Note: --min-avg-coverage is set to "0.01" here due to the abnormally low coverage in these small example BAM files. DO NOT use such a low coverage cutoff with real data. In the experiments shown in the paper, it was set to 1.

Note: use --dont-verify-insert-size if you have already checked the insert size distribution range of your data once (inclusion criteria) and want to save some time at this run.

Filter contigs

Filter out contigs predicted to be misassembled

resmico filter \
  --outdir filtered predictions/default-model.csv \
  UHGG-n9_bam2feat/*.fna.gz

Note: change the --score-cutoff parameter to alter the number of contigs filtered.

Example2: Training & using a new model

Working directory

mkdir example2 && cd example2

Get the example dataset

Training data: simulated from 10 genomes in the GTDB

wget http://ftp.tue.mpg.de/ebio/projects/ResMiCo/genomes-n10_features.tar.gz
wget http://ftp.tue.mpg.de/ebio/projects/ResMiCo/genomes-n10_features.md5
md5sum --check genomes-n10_features.md5
tar -pzxvf genomes-n10_features.tar.gz && rm -f genomes-n10_features.*

Test data: simulated from 9 genomes in the UHGG

wget http://ftp.tue.mpg.de/ebio/projects/ResMiCo/UHGG-n9_features.tar.gz
wget http://ftp.tue.mpg.de/ebio/projects/ResMiCo/UHGG-n9_features.md5
md5sum --check UHGG-n9_features.md5
tar -pzxvf UHGG-n9_features.tar.gz && rm -f UHGG-n9_features.*

Filter out contigs predicted to be misassembled

Filter out contigs with prediction scores below a specific cutoff.

resmico filter \
  --outdir filtered-contigs \
  predictions/default-model.csv \
  UHGG-n9_features/fasta/*fna.gz

You may need to adjust the --score-cutoff in order to filter some contigs

Training on the example train data

Train a new model with the example train dataset.

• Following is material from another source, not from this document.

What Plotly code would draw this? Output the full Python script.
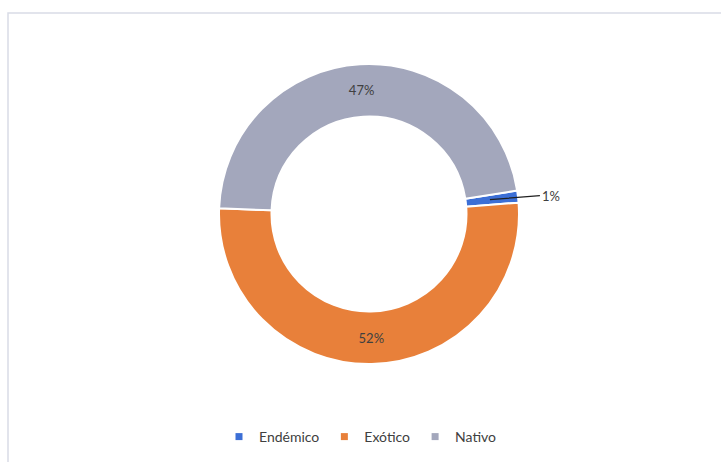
import math
import plotly.graph_objects as go

labels = ["Endémico", "Exótico", "Nativo"]
values = [1.3, 51.8, 46.9]
colors = ["#3C6FD6", "#E8803A", "#A3A7BC"]
text_pos = ["none", "inside", "inside"]

W, H = 721, 462
cx, cy, r = 369, 214, 150
rotation = 81
hole = 0.65
FONT = "Lato, 'Open Sans', sans-serif"

fig = go.Figure(go.Pie(
    labels=labels,
    values=values,
    hole=hole,
    sort=False,
    direction="clockwise",
    rotation=rotation,
    marker=dict(colors=colors, line=dict(color="white", width=2)),
    textinfo="percent",
    texttemplate="%{percent:.0%}",
    textposition=text_pos,
    insidetextorientation="horizontal",
    textfont=dict(family=FONT, size=13, color="#404040"),
    domain=dict(x=[(cx - r) / W, (cx + r) / W], y=[(H - cy - r) / H, (H - cy + r) / H]),
    hoverinfo="label+percent",
    showlegend=False,
))

# legend entries with small square markers
for lab, col in zip(labels, colors):
    fig.add_trace(go.Scatter(x=[None], y=[None], mode="markers", name=lab,
                             marker=dict(symbol="square", size=7, color=col),
                             hoverinfo="skip"))

# leader-line label for the small slice
total = sum(values)
mid = math.radians(rotation + 360 * values[0] / total / 2)
rr = r * (1 + hole) / 2
tipx = cx + rr * math.sin(mid) - 2
tipy = cy - rr * math.cos(mid)
pct = f"{round(100 * values[0] / total)}%"

fig.update_layout(
    width=W, height=H,
    margin=dict(l=0, r=0, t=0, b=0),
    paper_bgcolor="white",
    plot_bgcolor="white",
    xaxis=dict(visible=False), yaxis=dict(visible=False),
    showlegend=True,
    legend=dict(orientation="h", x=0.5, xanchor="center", y=(H - 437) / H, yanchor="middle",
                font=dict(family=FONT, size=14, color="#404040"),
                itemwidth=30, traceorder="normal"),
    annotations=[dict(xref="paper", yref="paper", x=tipx / W, y=(H - tipy) / H,
                      text=pct, showarrow=True, arrowhead=0, arrowwidth=1.2,
                      arrowcolor="#202020", ax=50, ay=-4, xanchor="left",
                      font=dict(family=FONT, size=13, color="#404040"))],
    shapes=[dict(type="rect", xref="paper", yref="paper",
                 x0=8 / W, x1=1.02, y0=-0.02, y1=(H - 13) / H,
                 line=dict(color="#D9DCE6", width=1.5), fillcolor="rgba(0,0,0,0)")],
)

fig.write_html("out.html")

resmico train --log-progress --n-procs 4 --n-epochs 2 \
  --save-path model-n10 --stats-file='' \
  --save-name genomes-n10 \
  --feature-files-path genomes-n10_features

Predict using the "default" model

Using the "default" resmico model from the Mineeva et al., 2022 manuscript. Prediction on the example test data. This provides a comparison to our newly trained model.

resmico evaluate --n-procs 4 \
  --save-path predictions \
  --save-name default-model \
  --feature-files-path UHGG-n9_features/

Tutorials

See the wiki

Notes

Benchmarking

Model evaluation

Benchmarking resmico evaluate on the CAMI2-gut dataset:

CAMI2-gut metagenome assembly stats:

Training

We highly recommend using multiple GPUs for model training on large datasets, as done in the ResMiCo paper. Training on CPUs with such large datasets is not feasbile.